Event Marketing Metrics That Connect to Business Outcomes

Event marketing metrics are the numbers you track before, during, and after an event to assess whether it delivered real business value. The problem is that most teams track the wrong ones, report the easy ones, and confuse activity with outcome.

Attendance figures, social impressions, and post-event survey scores are all real data points. But on their own, without context and without connection to revenue or pipeline, they tell you almost nothing worth acting on.

Key Takeaways

  • Event metrics only have meaning when tied to a specific business objective , attendance numbers without pipeline context are vanity data.
  • The most commonly reported event metrics (registrations, impressions, NPS) are often the least useful for commercial decision-making.
  • Post-event follow-up quality matters more than post-event survey scores. What happens in the 72 hours after an event shapes most of the commercial return.
  • Cost per qualified lead, pipeline influenced, and deal velocity change are the three metrics worth fighting for in your event reporting.
  • Complexity in event measurement stacks tends to produce diminishing returns. A tighter set of metrics, tracked consistently, beats an elaborate dashboard nobody trusts.

Why Event Metrics Get Reported Badly

I have sat in more post-event debriefs than I can count, and the pattern is almost always the same. Someone opens a slide deck with a large number at the top: total registrations, total attendees, or total social reach. The room nods. The event is declared a success. Nobody asks what happened next.
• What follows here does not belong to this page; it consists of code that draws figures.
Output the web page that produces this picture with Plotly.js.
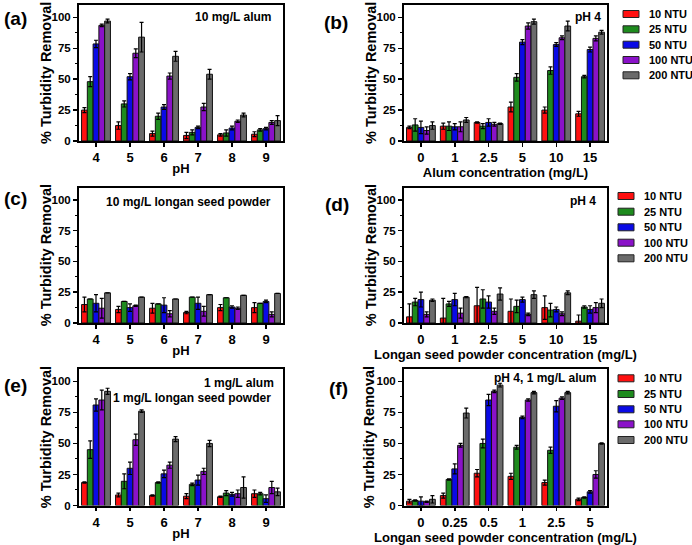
<!DOCTYPE html>
<html><head><meta charset="utf-8">
<script src="https://cdn.plot.ly/plotly-3.0.1.min.js"></script>
<style>html,body{margin:0;padding:0;background:#fff}#chart{width:692px;height:545px}</style>
</head><body><div id="chart"></div>
<script>
// ---------- DATA ----------
const seriesNames = ['10 NTU', '25 NTU', '50 NTU', '100 NTU', '200 NTU'];
const seriesColors = ['#ff1010', '#1e8b1e', '#0a0ae6', '#8a12c8', '#6b6b6b'];

const phCats = ['4', '5', '6', '7', '8', '9'];
const alumCats = ['0', '1', '2.5', '5', '10', '15'];
const longanCats = ['0', '1', '2.5', '5', '10', '15'];
const mixCats = ['0', '0.25', '0.5', '1', '2.5', '5'];

// (a) 10 mg/L alum vs pH  (rows: 10, 25, 50, 100, 200 NTU)
const aVals = [[25, 12.5, 6, 4.5, 5, 5.5], [48, 30, 20, 7, 6.5, 9], [78.5, 52, 27.5, 11, 10.5, 10], [93.5, 71, 52.5, 27.5, 16, 15], [97, 84, 68.5, 54, 21, 16.5]];
const aErr  = [[2, 3, 2, 2.5, 1, 2], [4, 2.5, 2.5, 2, 2.5, 1], [3, 2.5, 2, 1, 1.5, 1], [1, 3.5, 2.5, 3, 1, 1.5], [1.5, 12, 4, 4, 1.5, 4]];
// (b) pH 4 vs alum concentration
const bVals = [[11, 12, 15, 27.5, 25, 22], [13, 12, 12, 51.5, 57, 52], [11, 11.5, 15, 80, 78, 74], [8.5, 11.5, 13.5, 93, 83.5, 83], [12.5, 17, 14, 96.5, 93, 88]];
const bErr  = [[1, 2.5, 0.5, 4, 2.5, 2], [5, 3.5, 2, 3, 3, 1], [5, 2.5, 3, 2, 1.5, 2], [3, 4, 1.5, 2.5, 1.5, 2], [3, 2, 0.5, 2, 4, 1.5]];
// (c) 10 mg/L longan seed powder vs pH
const cVals = [[15, 11, 12, 8.5, 12.5, 12.5], [19.5, 17.5, 15.5, 21, 20.5, 16], [16, 12.5, 14.5, 16, 13, 17.5], [12, 14, 7.5, 9.5, 12, 7], [24.5, 21, 19.5, 23, 22.5, 24]];
const cErr  = [[6, 2.5, 4, 1, 2.5, 4], [0, 0, 0, 0, 0, 0], [7, 3, 6, 5, 1, 1], [8, 0.5, 2.5, 4, 1, 2], [0, 0, 0, 0, 0, 0]];
// (d) pH 4 vs longan seed powder concentration
const dVals = [[5, 4, 14, 9.5, 12.5, 1.5], [17, 15.5, 19.5, 13.5, 10.5, 13], [19, 19, 17, 19, 11, 11], [7, 8, 9.5, 7, 7.5, 12.5], [18.5, 21, 23.5, 23, 24.5, 16]];
const dErr  = [[10.5, 16, 15, 10, 9.5, 5], [3, 2, 7.5, 5, 5.5, 1], [6, 5, 5, 2, 2, 3], [2, 4, 2.5, 1, 1.5, 4], [1, 0.5, 5, 3, 1.5, 3.5]];
// (e) 1 mg/L alum + 1 mg/L longan seed powder vs pH
const eVals = [[18.5, 8.5, 8, 7.5, 7, 9.5], [45, 19.5, 18.5, 17, 10, 9.5], [81, 30, 25.5, 20.5, 9, 5.5], [85, 53, 32.5, 27.5, 9.5, 14.5], [92, 76, 53.5, 50, 14.5, 11]];
const eErr  = [[0.5, 1.5, 0.5, 2, 0.5, 3], [7, 6, 0.5, 1, 2, 1], [5, 5, 3, 4, 1.5, 3], [8, 4.5, 2.5, 2.5, 3, 5], [2.5, 1, 2, 2.5, 8.5, 3]];
// (f) pH 4, 1 mg/L alum vs longan seed powder concentration
const fVals = [[3.5, 8, 26, 23.5, 18.5, 5], [4, 21, 50, 47, 44.5, 6.5], [3.5, 29.5, 85, 71, 80, 11], [3, 48.5, 92, 85, 86.5, 25], [5, 74.5, 97, 91, 91, 50]];
const fErr  = [[1.5, 2, 3, 2.5, 2, 1], [0.5, 0.5, 3.5, 1.5, 2.5, 0.5], [3.5, 4, 4.5, 1, 4.5, 1], [0.5, 1.5, 1, 1, 1, 3], [3, 4, 1.5, 1, 1, 0.5]];

const xTitles = ['pH', 'Alum concentration (mg/L)', 'pH', 'Longan seed powder concentration (mg/L)', 'pH', 'Longan seed powder concentration (mg/L)'];
const yTitle = '% Turbidity Removal';
const panelLetters = ['(a)', '(b)', '(c)', '(d)', '(e)', '(f)'];
const panelNotes = [['10 mg/L alum'], ['pH 4'], ['10 mg/L longan seed powder'], ['pH 4'], ['1 mg/L alum', '1 mg/L longan seed powder'], ['pH 4, 1 mg/L alum']];

// ---------- LAYOUT ----------
const W = 692, H = 545;
const FONT = 'Liberation Sans, Arial, Helvetica, sans-serif';
const px = v => v / W;
const py = v => 1 - v / H;

const colX = [[79, 283], [404, 607]];
const rowY = [[5, 141], [187.5, 323], [369, 505.5]];
const yTitleX = [[46, 371], [46, 371], [46, 369]];

const panelCats = [phCats, alumCats, phCats, longanCats, phCats, mixCats];
const panelVals = [aVals, bVals, cVals, dVals, eVals, fVals];
const panelErrs = [aErr, bErr, cErr, dErr, eErr, fErr];

const traces = [];
const layout = {
  width: W, height: H,
  margin: {l: 0, r: 0, t: 0, b: 0},
  paper_bgcolor: '#fff', plot_bgcolor: '#fff',
  barmode: 'group', bargap: 0.15, bargroupgap: 0,
  showlegend: false,
  font: {family: FONT, color: '#000'},
  annotations: [], shapes: []
};

for (let p = 0; p < 6; p++) {
  const n = p + 1;
  const sfx = n === 1 ? '' : String(n);
  const col = p % 2, row = Math.floor(p / 2);
  const xd = [px(colX[col][0]), px(colX[col][1])];
  const yd = [py(rowY[row][1]), py(rowY[row][0])];
  for (let i = 0; i < 5; i++) {
    traces.push({
      type: 'bar', name: seriesNames[i],
      x: panelCats[p], y: panelVals[p][i],
      xaxis: 'x' + sfx, yaxis: 'y' + sfx,
      marker: {color: seriesColors[i], line: {color: '#111', width: 1}},
      error_y: {type: 'data', array: panelErrs[p][i], visible: true, color: '#000', thickness: 1.2, width: 2},
      showlegend: false, hoverinfo: 'skip'
    });
  }
  layout['xaxis' + sfx] = {
    domain: xd, anchor: 'y' + sfx, type: 'category', range: [-0.5, 5.5],
    showline: true, linewidth: 2, linecolor: '#000', mirror: true,
    ticks: 'outside', ticklen: 3.5, tickwidth: 1.5, tickcolor: '#000',
    tickfont: {family: FONT, size: 13, weight: 'bold', color: '#000'},
    title: {text: xTitles[p], font: {family: FONT, size: 13, weight: 'bold', color: '#000'}, standoff: 0},
    showgrid: false, zeroline: false, fixedrange: true
  };
  layout['yaxis' + sfx] = {
    domain: yd, anchor: 'x' + sfx, range: [0, 110],
    tickmode: 'array', tickvals: [0, 25, 50, 75, 100],
    showline: true, linewidth: 2, linecolor: '#000', mirror: true,
    ticks: 'outside', ticklen: 4, tickwidth: 1.5, tickcolor: '#000',
    minor: {tickmode: 'array', tickvals: [12.5, 37.5, 62.5, 87.5], ticks: 'outside', ticklen: 2.5, tickwidth: 1, tickcolor: '#000', showgrid: false},
    tickfont: {family: FONT, size: 11.5, weight: 'bold', color: '#000'},
    showgrid: false, zeroline: false, fixedrange: true
  };
  // y-axis title (placed precisely)
  layout.annotations.push({
    text: yTitle, xref: 'paper', yref: 'paper',
    x: px(yTitleX[row][col]), y: py((rowY[row][0] + rowY[row][1]) / 2),
    xanchor: 'center', yanchor: 'middle', textangle: -90, showarrow: false,
    font: {family: FONT, size: 14.5, weight: 'bold', color: '#000'}
  });
}

// panel letters
const letterPos = [[2, 18], [322, 22], [2, 198], [323, 205], [2, 385], [327, 388]];
panelLetters.forEach((t, k) => layout.annotations.push({
  text: t, xref: 'paper', yref: 'paper', x: px(letterPos[k][0]), y: py(letterPos[k][1]),
  xanchor: 'left', yanchor: 'middle', showarrow: false,
  font: {family: FONT, size: 19, weight: 'bold', color: '#000'}
}));

// in-panel notes (right aligned)
const notePos = [[[273, 17]], [[603, 17]], [[273, 202]], [[598, 201]], [[276, 383], [273, 398]], [[598, 378]]];
panelNotes.forEach((lines, k) => lines.forEach((t, j) => layout.annotations.push({
  text: t, xref: 'paper', yref: 'paper', x: px(notePos[k][j][0]), y: py(notePos[k][j][1]),
  xanchor: 'right', yanchor: 'middle', showarrow: false,
  font: {family: FONT, size: 12, weight: 'bold', color: '#000'}
})));

// legends (one per row, right side)
const legendDefs = [
  {sx: [623, 639], tx: 647, rows: [14, 29.3, 44.7, 60, 75.3]},
  {sx: [618, 634], tx: 642, rows: [196, 211.7, 227.3, 242.7, 258.3]},
  {sx: [618, 634], tx: 642, rows: [378.3, 394, 409.3, 424.3, 440]}
];
legendDefs.forEach(L => {
  seriesNames.forEach((nm, i) => {
    const yc = L.rows[i];
    layout.shapes.push({
      type: 'rect', xref: 'paper', yref: 'paper',
      x0: px(L.sx[0]), x1: px(L.sx[1]), y0: py(yc + 3.5), y1: py(yc - 3.5),
      fillcolor: seriesColors[i], line: {color: '#222', width: 1}
    });
    layout.annotations.push({
      text: nm, xref: 'paper', yref: 'paper', x: px(L.tx), y: py(yc),
      xanchor: 'left', yanchor: 'middle', showarrow: false,
      font: {family: FONT, size: 11, weight: 'bold', color: '#000'}
    });
  });
});

Plotly.newPlot('chart', traces, layout, {displayModeBar: false, staticPlot: true});
</script>
</body></html>
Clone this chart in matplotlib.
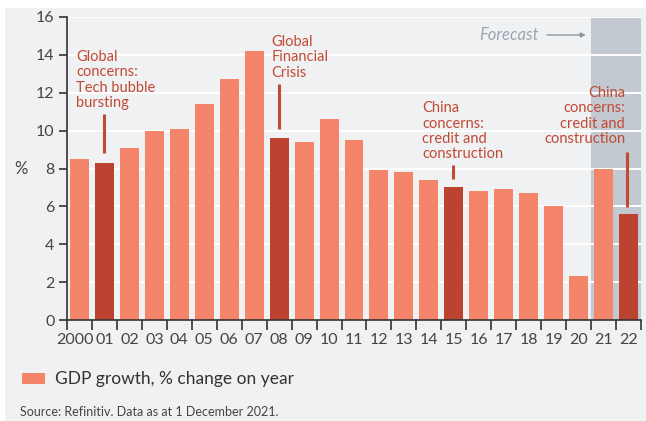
import matplotlib
matplotlib.use("Agg")
import matplotlib.pyplot as plt
import matplotlib.transforms as mtransforms
from matplotlib.patches import Rectangle

years = ["2000", "01", "02", "03", "04", "05", "06", "07", "08", "09", "10", "11",
         "12", "13", "14", "15", "16", "17", "18", "19", "20", "21", "22"]
gdp = [8.5, 8.3, 9.1, 10.0, 10.1, 11.4, 12.7, 14.2, 9.6, 9.4, 10.6, 9.5,
       7.9, 7.8, 7.4, 7.0, 6.8, 6.9, 6.7, 6.0, 2.3, 8.0, 5.6]
highlight = ["01", "08", "15", "22"]
forecast = ["21", "22"]

LIGHT = "#f4846a"
DARK = "#bb4330"
ANN = "#c24a35"
BG = "#f0f1f3"

plt.rcParams['font.family'] = ['Lato', 'DejaVu Sans']

fig = plt.figure(figsize=(6.46, 4.21), dpi=100, facecolor="white")
fig.patches.append(Rectangle((5/646, 0), 641/646, 413/421, transform=fig.transFigure,
                             facecolor=BG, edgecolor="none", zorder=-10))
ax = fig.add_axes([67/646, 101/421, 574/646, 303/421])
ax.set_facecolor(BG)

x = list(range(len(years)))
colors = [DARK if y in highlight else LIGHT for y in years]
ax.bar(x, gdp, width=0.76, color=colors, zorder=3)

fi = [years.index(f) for f in forecast]
ax.axvspan(min(fi) - 0.5, max(fi) + 0.5, ymin=0, ymax=1, color="#c2c9d0", zorder=0, lw=0)

ax.set_xlim(-0.5, len(years) - 0.5)
ax.set_ylim(0, 16)
ax.set_yticks(range(0, 17, 2))
for v in range(2, 17, 2):
    ax.axhline(v, color="white", lw=1.4, zorder=1)

ax.set_xticks([i - 0.5 for i in range(len(years) + 1)])
ax.set_xticklabels([])
ax.set_xticks(x, minor=True)
ax.set_xticklabels(years, minor=True)
ax.tick_params(axis="x", which="major", length=7, width=1.2, color="#333333", direction="out")
ax.tick_params(axis="x", which="minor", length=0, pad=9, labelsize=11.5, labelcolor="#444444")
ax.tick_params(axis="y", length=6, width=1.2, color="#333333", labelsize=11.5, labelcolor="#444444", pad=3)
first = ax.get_xticklabels(minor=True)[0]
first.set_transform(first.get_transform() + mtransforms.ScaledTranslation(-5/100, 0, fig.dpi_scale_trans))

for s in ["top", "right"]:
    ax.spines[s].set_visible(False)
for s in ["left", "bottom"]:
    ax.spines[s].set_color("#333333")
    ax.spines[s].set_linewidth(1.2)
    ax.spines[s].set_zorder(5)

ax.text((21 - 67) / 574, 8, "%", transform=ax.get_yaxis_transform(), fontsize=12, color="#444444",
        va="center", ha="center")

def ann(text, xt, yt, xl, y0, y1, ha="left"):
    ax.text(xt, yt, text, color=ANN, fontsize=10.5, ha=ha, va="top", linespacing=1.12, zorder=6)
    ax.plot([xl, xl], [y0, y1], color=ANN, lw=2.2, zorder=6, solid_capstyle="butt")

ann("Global\nconcerns:\nTech bubble\nbursting", -0.14, 14.25, 1.0, 10.88, 8.82)
ann("Global\nFinancial\nCrisis", 7.7, 15.05, 7.98, 12.46, 10.08)
ann("China\nconcerns:\ncredit and\nconstruction", 13.74, 11.55, 14.98, 8.18, 7.44)
ann("China\nconcerns:\ncredit and\nconstruction", 21.86, 12.35, 21.94, 8.87, 5.97, ha="right")

ax.text(18.4, 15.05, "Forecast", color="#9aa5b0", fontsize=12, style="italic", ha="right", va="center")
ax.annotate("", xy=(20.4, 15.05), xytext=(18.62, 15.05),
            arrowprops=dict(arrowstyle="-|>", color="#8a96a2", lw=1, mutation_scale=7))

fig.patches.append(Rectangle((22/646, (421-384)/421), 23/646, 11/421, transform=fig.transFigure,
                             facecolor=LIGHT, edgecolor="none"))
fig.text(55/646, (421-379)/421, "GDP growth, % change on year", fontsize=12.5, color="#333333",
         va="center", ha="left")
fig.text(20/646, (421-412)/421, "Source: Refinitiv. Data as at 1 December 2021.", fontsize=9,
         color="#444444", va="center", ha="left")

fig.savefig("out.png", dpi=100, facecolor="white")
This is not a data problem. It is a framing problem. When an event team is measured on attendance, they will optimise for attendance. When a marketing team is measured on impressions, they will optimise for impressions. The metrics you choose to report on are, in practice, the objectives you are actually pursuing, whether you intend that or not.

The Forrester piece on marketing measurement snake oil makes a point worth sitting with: a lot of what passes for measurement in marketing is theatre. It looks rigorous. It has charts and percentages. But it does not answer the question that matters, which is whether the investment produced a return worth making again.

Event marketing sits right in the middle of that problem. Events are expensive, logistically complex, and hard to attribute cleanly. So teams default to measuring what is easy to count, rather than what is genuinely useful to know.

What Are the Right Event Marketing Metrics to Track?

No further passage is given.